SYDNEY (Reuters) - Papua New Guinea Prime Minister Peter O'Neill urged Asia-Pacific nations to increase their participation in the World Trade Organisation (WTO) on Friday, five days after a tense regional summit held in the Pacific nation ended in acrimony.

Deep divisions between the United States and China over trade and investment stymied cooperation at the Asia-Pacific Economic Cooperation forum (APEC), leaving the 21 member nations unable to issue a traditional joint communique on shared goals for the first time in the summit's history.

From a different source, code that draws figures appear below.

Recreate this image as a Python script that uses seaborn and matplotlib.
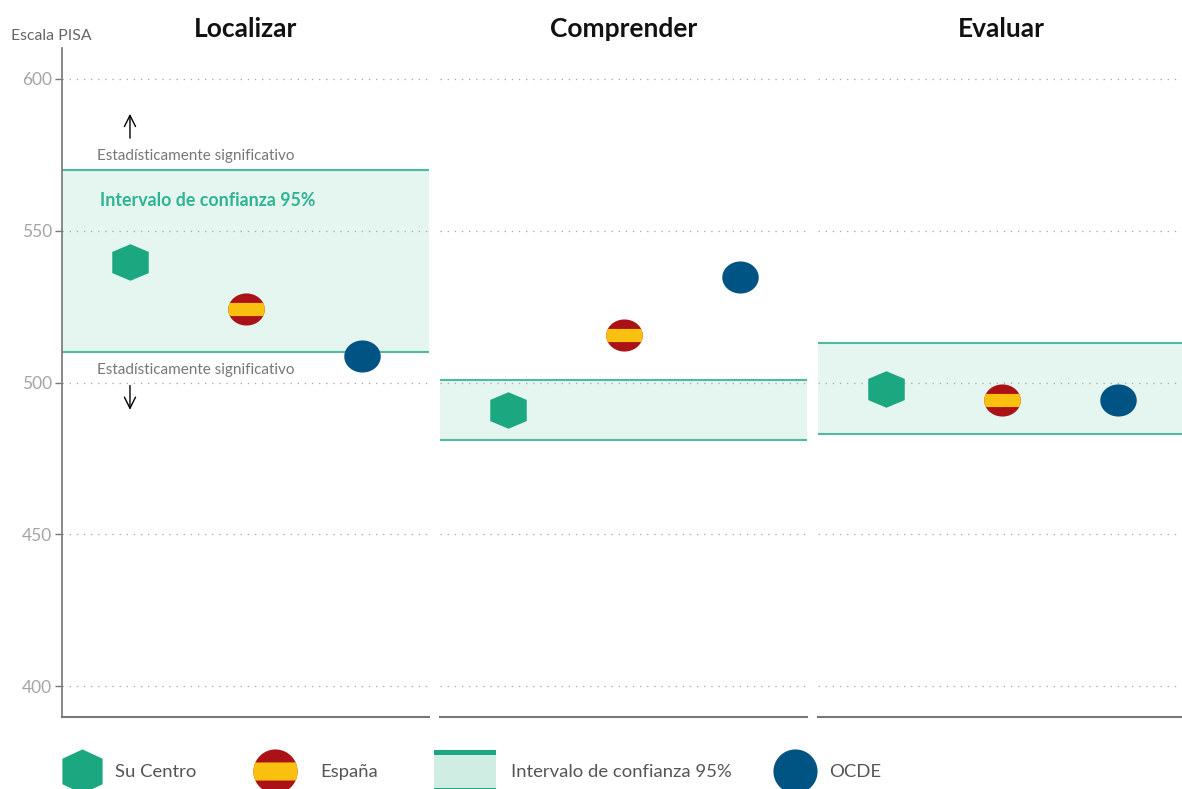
import numpy as np
import pandas as pd
import matplotlib
matplotlib.use("Agg")
import matplotlib.pyplot as plt
import seaborn as sns
from matplotlib.path import Path
from matplotlib.patches import Rectangle

# values
competencias = ["Localizar", "Comprender", "Evaluar"]
grupos = ["Su Centro", "España", "OCDE"]
su_centro = [539.7, 491.0, 497.9]
espana = [524.2, 515.6, 494.2]
ocde = [508.7, 534.8, 494.2]
ic_inferior = [510.0, 481.0, 483.0]
ic_superior = [570.0, 500.8, 513.0]
ticks_pisa = [400, 450, 500, 550, 600]
etiqueta_sig = "Estadísticamente significativo"
etiqueta_ic = "Intervalo de confianza 95%"

VERDE = "#1BA77F"
AZUL = "#005483"
ROJO = "#AB1218"
AMARILLO = "#FAC00F"
LINEA_IC = "#4DBB9F"
FONDO_IC = "#E5F5EF"
GRIS = "#777777"

W, H = 1182, 789

sns.set_theme(style="white")
plt.rcParams["font.family"] = ["Lato", "DejaVu Sans"]

df = pd.DataFrame({
    "competencia": np.repeat(competencias, 3),
    "grupo": grupos * 3,
    "puntos": np.column_stack([su_centro, espana, ocde]).ravel(),
})


# marker shapes
def hexagono(ancho):
    return Path([(0, 1), (ancho, 0.58), (ancho, -0.58), (0, -1), (-ancho, -0.58), (-ancho, 0.58), (0, 1)],
                closed=True)


def ovalo(ratio):
    t = np.linspace(0, 2 * np.pi, 60)
    return Path(np.column_stack([np.cos(t), ratio * np.sin(t)]), closed=True)


def franja(ratio, alto):
    a = np.arcsin(alto / ratio)
    t1 = np.linspace(-a, a, 12)
    t2 = np.linspace(np.pi - a, np.pi + a, 12)
    t = np.concatenate([t1, t2, t1[:1]])
    return Path(np.column_stack([np.cos(t), ratio * np.sin(t)]), closed=True)


def marca(ax, datos, marker, color, s):
    sns.scatterplot(data=datos, x="grupo", y="puntos", marker=marker, color=color,
                    s=s, linewidth=0, ax=ax, legend=False, zorder=5, clip_on=False)


fig = plt.figure(figsize=(W / 100, H / 100), dpi=100)
paneles = [(62, 429), (440, 807), (818, 1185)]
y_top, y_bottom = 48, 717
axes = []

for i, comp in enumerate(competencias):
    x0, x1 = paneles[i]
    ax = fig.add_axes([x0 / W, 1 - y_bottom / H, (x1 - x0) / W, (y_bottom - y_top) / H])
    ax.patch.set_alpha(0)
    datos = df[df["competencia"] == comp]
    ax.axhspan(ic_inferior[i], ic_superior[i], color=FONDO_IC, lw=0, zorder=0.1)
    ax.axhline(ic_inferior[i], color=LINEA_IC, lw=1.5, zorder=2)
    ax.axhline(ic_superior[i], color=LINEA_IC, lw=1.5, zorder=2)
    marca(ax, datos[datos["grupo"] == "Su Centro"], hexagono(1.0), VERDE, 690)
    marca(ax, datos[datos["grupo"] == "España"], ovalo(0.88), ROJO, 690)
    marca(ax, datos[datos["grupo"] == "España"], franja(0.88, 0.36), AMARILLO, 690)
    marca(ax, datos[datos["grupo"] == "OCDE"], ovalo(0.88), AZUL, 690)
    ax.set_xlim(-0.586, 2.578)
    ax.set_ylim(389.8, 610.2)
    ax.set_xlabel("")
    ax.set_ylabel("")
    ax.set_xticks([])
    ax.set_yticks(ticks_pisa)
    ax.set_axisbelow(True)
    ax.grid(False)
    ax.yaxis.grid(True, color="#AAAAAA", lw=0.9, linestyle=(0, (1.1, 4.6)))
    for lado in ["top", "right"]:
        ax.spines[lado].set_visible(False)
    ax.spines["bottom"].set_color(GRIS)
    ax.spines["bottom"].set_linewidth(1.5)
    if i == 0:
        ax.spines["left"].set_color(GRIS)
        ax.spines["left"].set_linewidth(1.2)
        ax.tick_params(axis="y", left=True, length=5, width=1, color=GRIS, pad=2,
                       labelsize=12.5, labelcolor="#A5A5A5")
    else:
        ax.spines["left"].set_visible(False)
        ax.tick_params(axis="y", left=False, labelleft=False)
    # titles sit on the shared 367 px panel centre
    fig.text((x0 + x0 + 367) / 2 / W, 1 - 29 / H, comp, ha="center", va="center",
             fontsize=19, fontweight="bold", color="#111111")
    axes.append(ax)

fig.text(11 / W, 1 - 36 / H, "Escala PISA", ha="left", va="center", fontsize=11.4,
         color="#666666")

# notes on the first panel
ax0 = axes[0]
nota = dict(ha="left", va="center", fontsize=11, color="#777777")
ax0.text(-0.285, 574.5, etiqueta_sig, **nota)
ax0.text(-0.285, 504.1, etiqueta_sig, **nota)
ax0.text(-0.26, 559.8, etiqueta_ic, ha="left", va="center", fontsize=12.8,
         fontweight="bold", color="#2DB592")
flecha = dict(arrowstyle="->", color="black", lw=1, mutation_scale=20, shrinkA=0, shrinkB=0)
ax0.annotate("", xy=(0, 588.5), xytext=(0, 580.5), arrowprops=flecha)
ax0.annotate("", xy=(0, 491), xytext=(0, 499), arrowprops=flecha)

# legend row, laid out in pixels and cut by the bottom edge like the original
capa = fig.add_axes([0, 0, 1, 1])
capa.set_xlim(0, W)
capa.set_ylim(H, 0)
capa.axis("off")
capa.patch.set_alpha(0)
y_ley = 771
capa.scatter([82], [y_ley], marker=hexagono(0.91), s=1010, color=VERDE, linewidth=0)
capa.scatter([275], [y_ley], marker=ovalo(1.0), s=1010, color=ROJO, linewidth=0)
capa.scatter([275], [y_ley], marker=franja(1.0, 0.41), s=1010, color=AMARILLO, linewidth=0)
capa.scatter([795], [y_ley], marker=ovalo(1.0), s=1010, color=AZUL, linewidth=0)
capa.add_patch(Rectangle((434, 750), 62, 39, facecolor="#D0EDE4", edgecolor="none"))
capa.add_patch(Rectangle((434, 750), 62, 5, facecolor=VERDE, edgecolor="none"))
capa.add_patch(Rectangle((434, 788), 62, 1, facecolor=VERDE, edgecolor="none"))
ley = dict(ha="left", va="center", fontsize=13.3, color="#555555")
capa.text(115, y_ley + 1, grupos[0], **ley)
capa.text(320, y_ley + 1, grupos[1], **ley)
capa.text(511, y_ley + 1, etiqueta_ic, **ley)
capa.text(829, y_ley + 1, grupos[2], **ley)

fig.savefig("out.png", dpi=100, facecolor="white")
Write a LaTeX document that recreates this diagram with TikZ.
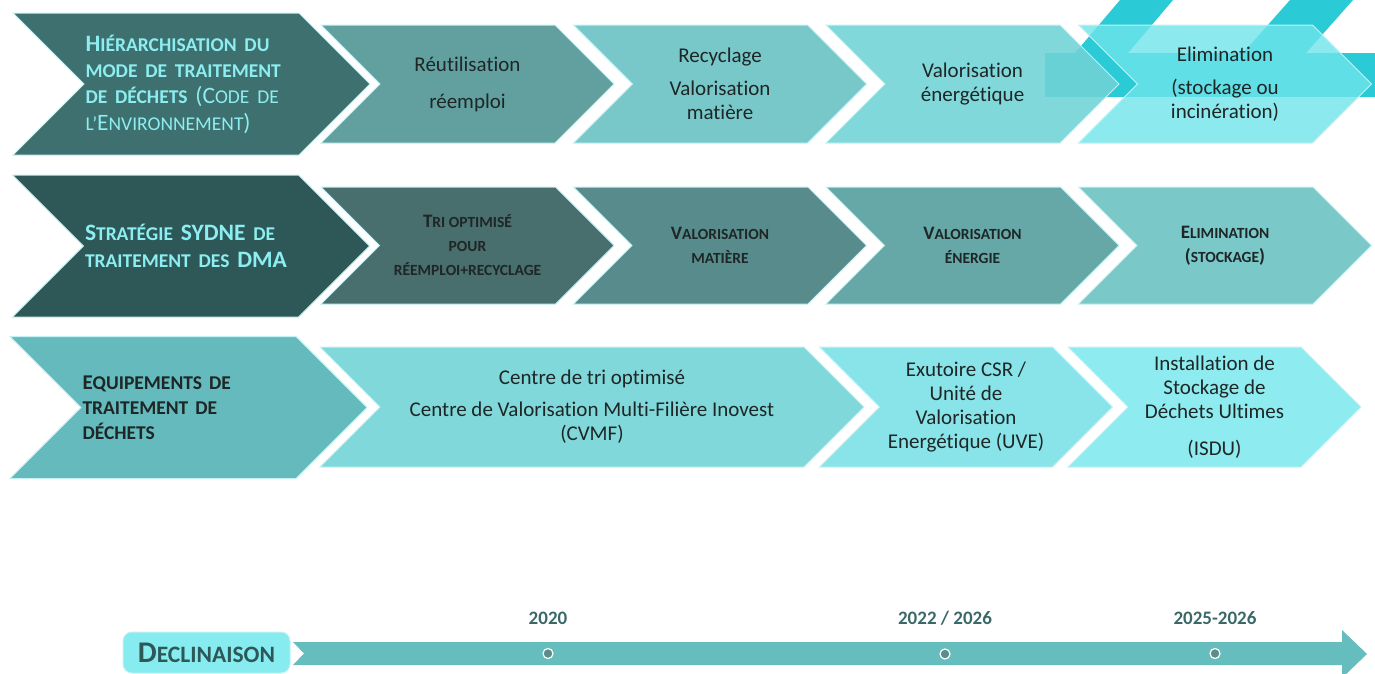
\documentclass[tikz,border=0pt]{standalone}
\usepackage{fontspec}
\setmainfont{Carlito}[Ligatures=NoCommon]
\usetikzlibrary{shapes.symbols,positioning}

\definecolor{r1a}{RGB}{62,112,112}
\definecolor{r1b}{RGB}{98,160,160}
\definecolor{r1c}{RGB}{120,200,202}
\definecolor{r1d}{RGB}{112,211,213}
\definecolor{r1e}{RGB}{111,229,234}
\definecolor{r2a}{RGB}{46,88,88}
\definecolor{r2b}{RGB}{72,110,110}
\definecolor{r2c}{RGB}{88,140,140}
\definecolor{r2d}{RGB}{102,168,168}
\definecolor{r2e}{RGB}{122,200,200}
\definecolor{r3a}{RGB}{100,186,188}
\definecolor{r3b}{RGB}{128,216,218}
\definecolor{r3c}{RGB}{136,228,232}
\definecolor{r3d}{RGB}{142,236,240}
\definecolor{band}{RGB}{42,202,214}
\definecolor{glow}{RGB}{196,242,244}
\definecolor{headtxt}{RGB}{140,238,240}
\definecolor{ink}{RGB}{30,38,38}
\definecolor{bar}{RGB}{102,189,189}
\definecolor{decl}{RGB}{134,236,240}
\definecolor{year}{RGB}{58,104,104}
\definecolor{dot}{RGB}{92,140,140}

% fake small caps
\def\scsz{15}
\newcommand\sm[1]{{\fontsize{\scsz}{\scsz}\selectfont #1}}

\tikzset{
  chev/.style={signal, signal to=east, signal from=west, signal pointer angle=90,
    inner sep=0pt, outer sep=0pt, draw=glow, line width=1pt,
    minimum width=293pt, minimum height=118pt, align=center, text=ink,
    font=\fontsize{21}{24}\selectfont},
  head/.style={chev, minimum width=357pt, minimum height=142pt, text width=212pt, align=left,
    font=\fontsize{23.5}{26.3}\selectfont\def\scsz{19.5}},
  capsbox/.style={font=\fontsize{19}{24}\selectfont\bfseries\def\scsz{15.5}},
  yearlbl/.style={inner sep=0pt, text=year, font=\fontsize{19}{21}\selectfont\bfseries},
  tick/.style={circle, fill=dot, draw=white, line width=1.2pt, minimum size=10pt, inner sep=0pt}
}

\begin{document}
\begin{tikzpicture}[x=1pt,y=-1pt]
\useasboundingbox (0,0) rectangle (1375,673);
% bands behind the last arrows
\fill[band] (1120,0) -- (1173,0) -- (1128,53) -- (1075,53) -- cycle;
\fill[band] (1290,0) -- (1353,0) -- (1306,53) -- (1243,53) -- cycle;
\fill[band] (1045,53) rectangle (1375,97);

\node[head, fill=r1a, text=headtxt] (h1) at (191.5,84) {\textbf{H\sm{IÉRARCHISATION DU}}\\ \textbf{\sm{MODE DE TRAITEMENT}}\\ \textbf{\sm{DE DÉCHETS}} (C\sm{ODE DE}\\ \sm{L’}E\sm{NVIRONNEMENT})};
\node[chev, fill=r1b] (p1) at (467.5,84) {Réutilisation\\[13pt] réemploi};
\node[chev, fill=r1c, xshift=252.5pt] (p2) at (p1) {Recyclage\\[9pt] Valorisation\\ matière};
\node[chev, fill=r1d, fill opacity=0.88, text opacity=1, xshift=252.5pt] (p3) at (p2) {Valorisation\\ énergétique};
\node[chev, fill=r1e, fill opacity=0.8, text opacity=1, xshift=252.5pt] (p4) at (p3) {Elimination\\[9pt] (stockage ou\\ incinération)};

\node[head, fill=r2a, text=headtxt, font=\fontsize{23.5}{26.5}\selectfont\bfseries\def\scsz{19.5}] (h2) at (191,246) {S\sm{TRATÉGIE} SYDNE \sm{DE}\\ \sm{TRAITEMENT DES} DMA};
\node[chev, capsbox, fill=r2b, minimum height=117pt] (s1) at (467.5,245.5) {T\sm{RI OPTIMISÉ}\\ \sm{POUR}\\ \sm{RÉEMPLOI+RECYCLAGE}};
\node[chev, capsbox, fill=r2c, minimum height=117pt, xshift=252.5pt] (s2) at (s1) {V\sm{ALORISATION}\\ \sm{MATIÈRE}};
\node[chev, capsbox, fill=r2d, minimum height=117pt, xshift=252.5pt] (s3) at (s2) {V\sm{ALORISATION}\\ \sm{ÉNERGIE}};
\node[chev, capsbox, fill=r2e, minimum height=117pt, xshift=252.5pt] (s4) at (s3) {E\sm{LIMINATION}\\ (\sm{STOCKAGE})};

\node[head, fill=r3a, font=\fontsize{21}{25}\selectfont\bfseries\def\scsz{19.5}] (h3) at (188.5,407.5) {E\sm{QUIPEMENTS DE}\\ \sm{TRAITEMENT DE}\\ \sm{DÉCHETS}};
\node[chev, fill=r3b, minimum width=544pt, minimum height=120pt] (e1) at (592,407) {Centre de tri optimisé\\[8pt] Centre de Valorisation Multi-Filière Inovest\\ (CVMF)};
\node[chev, fill=r3c, minimum height=120pt, xshift=374pt] (e2) at (e1) {Exutoire CSR /\\ Unité de\\ Valorisation\\ Energétique (UVE)};
\node[chev, fill=r3d, minimum height=120pt, xshift=248.5pt] (e3) at (e2) {Installation de\\ Stockage de\\ Déchets Ultimes\\[13pt] (ISDU)};

% timeline
\fill[bar] (293,642) -- (1342,642) -- (1342,630) -- (1367,654) -- (1342,678) -- (1342,665) -- (293,665) -- (304,653.5) -- cycle;
\node[rounded corners=9pt, fill=decl, draw=glow, line width=1pt, minimum width=167pt, minimum height=41pt, text=r2a, font=\fontsize{30}{32}\selectfont\bfseries\def\scsz{23.5}] (d) at (206.5,652.5) {D\sm{ECLINAISON}};
\node[tick] (t1) at (548,653.5) {};
\node[tick] (t2) at (945,654) {};
\node[tick] (t3) at (1215,653.5) {};
\node[yearlbl, above=23pt of t1] (y1) {2020};
\node[yearlbl, above=23pt of t2] (y2) {2022 / 2026};
\node[yearlbl, above=23pt of t3] (y3) {2025-2026};
\end{tikzpicture}
\end{document}
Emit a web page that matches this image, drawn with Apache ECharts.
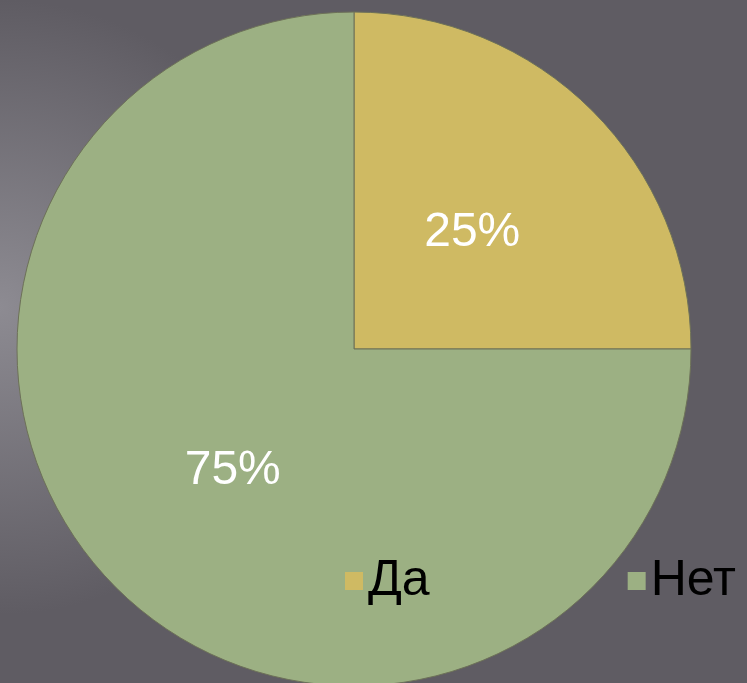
<!DOCTYPE html>
<html>
<head>
<meta charset="utf-8">
<script src="https://cdn.jsdelivr.net/npm/echarts@6/dist/echarts.min.js"></script>
<style>
  html, body { margin: 0; padding: 0; }
  #chart { width: 747px; height: 683px; }
</style>
</head>
<body>
<div id="chart"></div>
<script>
  const categories = ['Да', 'Нет'];
  const values = [25, 75];
  const colors = ['#cfba63', '#9cb083'];

  const chart = echarts.init(document.getElementById('chart'));

  chart.setOption({
    backgroundColor: {
      type: 'radial',
      x: 0,
      y: 0.45,
      r: 0.45,
      colorStops: [
        { offset: 0, color: '#8d8b92' },
        { offset: 1, color: '#5f5c63' },
      ],
    },
    animation: false,
    color: colors,
    legend: {
      data: categories,
      left: 340,
      top: 551,
      icon: 'rect',
      itemWidth: 18,
      itemHeight: 18,
      itemGap: 198,
      itemStyle: { borderWidth: 0 },
      textStyle: {
        fontFamily: 'Liberation Sans, Arial, sans-serif',
        fontSize: 50,
        color: '#000',
      },
    },
    series: [
      {
        type: 'pie',
        center: [354, 349],
        radius: 337,
        startAngle: 90,
        clockwise: true,
        data: categories.map((name, i) => ({
          name,
          value: values[i],
          label: i === 0 ? { offset: [-3, 5] } : {},
        })),
        itemStyle: { borderColor: '#6d7158', borderWidth: 1 },
        label: {
          position: 'inner',
          formatter: '{d}%',
          color: '#fff',
          fontFamily: 'Liberation Sans, Arial, sans-serif',
          fontSize: 48,
        },
        labelLine: { show: false },
        emphasis: { disabled: true },
      },
    ],
  });
</script>
</body>
</html>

O'Neill, who also served as APEC chairman, issued a statement in lieu of the joint communique, which acknowledged a "small number" of forum members could not agree on issues including trade polices and how the WTO functioned.

"In order to improve the functioning of the WTO and to deliver for all its members, we commit to work together to improve its negotiating, monitoring and dispute settlement functions," O'Neill said in a statement.

Trade and diplomatic ties between the world's two largest economies have become increasingly fraught due to disagreements over everything from trade practices and tariffs to freedom of navigation in the South China Sea.

Chinese President Xi Jinping and U.S. Vice President Mike Pence traded barbs at the forum over their competing polices in the strategic Pacific region, with the U.S. taking direct aim at China's Belt and Road initiative over claims it saddled countries with debt and compromised their sovereignty.

Trump has complained frequently that the United States is treated unfairly in global trade and has sharply criticized the WTO for letting that happen.

Members of the Group of 20 summit are meeting in Argentina later this month, where climate change, steel and migration have emerged as major sticking points.